I appreciate my friend's points of agreement and disagreement.
Partisanship is actually a problem. If we take the recent case of Ms. Meilleur, she has admitted that her partisanship was so much so that she could not sit in the Senate. She has admitted that her partisanship put her in a conflict of interest in investigating the Prime Minister.
We would get to a point where the person was unable to perform the duties we were asking them to do if there were certain members and parties they could not investigate because of that conflict of interest.
If someone went to a Conservative fundraiser 20 years ago and put $20 in the kitty, yet has had a stellar career, those are things of consideration. I do not think there is a hard line. Clearly, with the cases the government felt comfortable with, nobody else felt comfortable. That is a problem.

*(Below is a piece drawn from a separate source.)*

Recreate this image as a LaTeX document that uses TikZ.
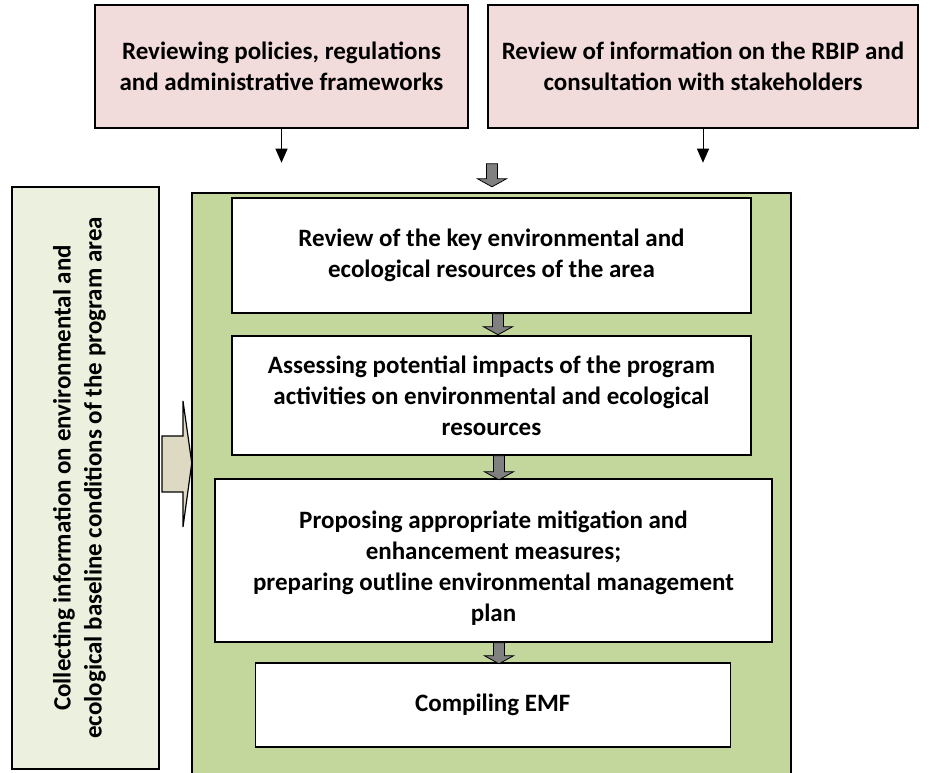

Contrary to the alternative model the member has suggested, one committee member cannot stall the entire process. It does not require a unanimous vote around the table, because that is not how our committees work. Second, if the government wants to put a few names, we are giving the government the opportunity to vet and put a few names forward to the committee. He wants to reverse it and have the opposition work with the government to come up with the names. It is an alternative way. We are actually allowing the government more discretion. We will hear from the government House leader in a bit what the official party line might be.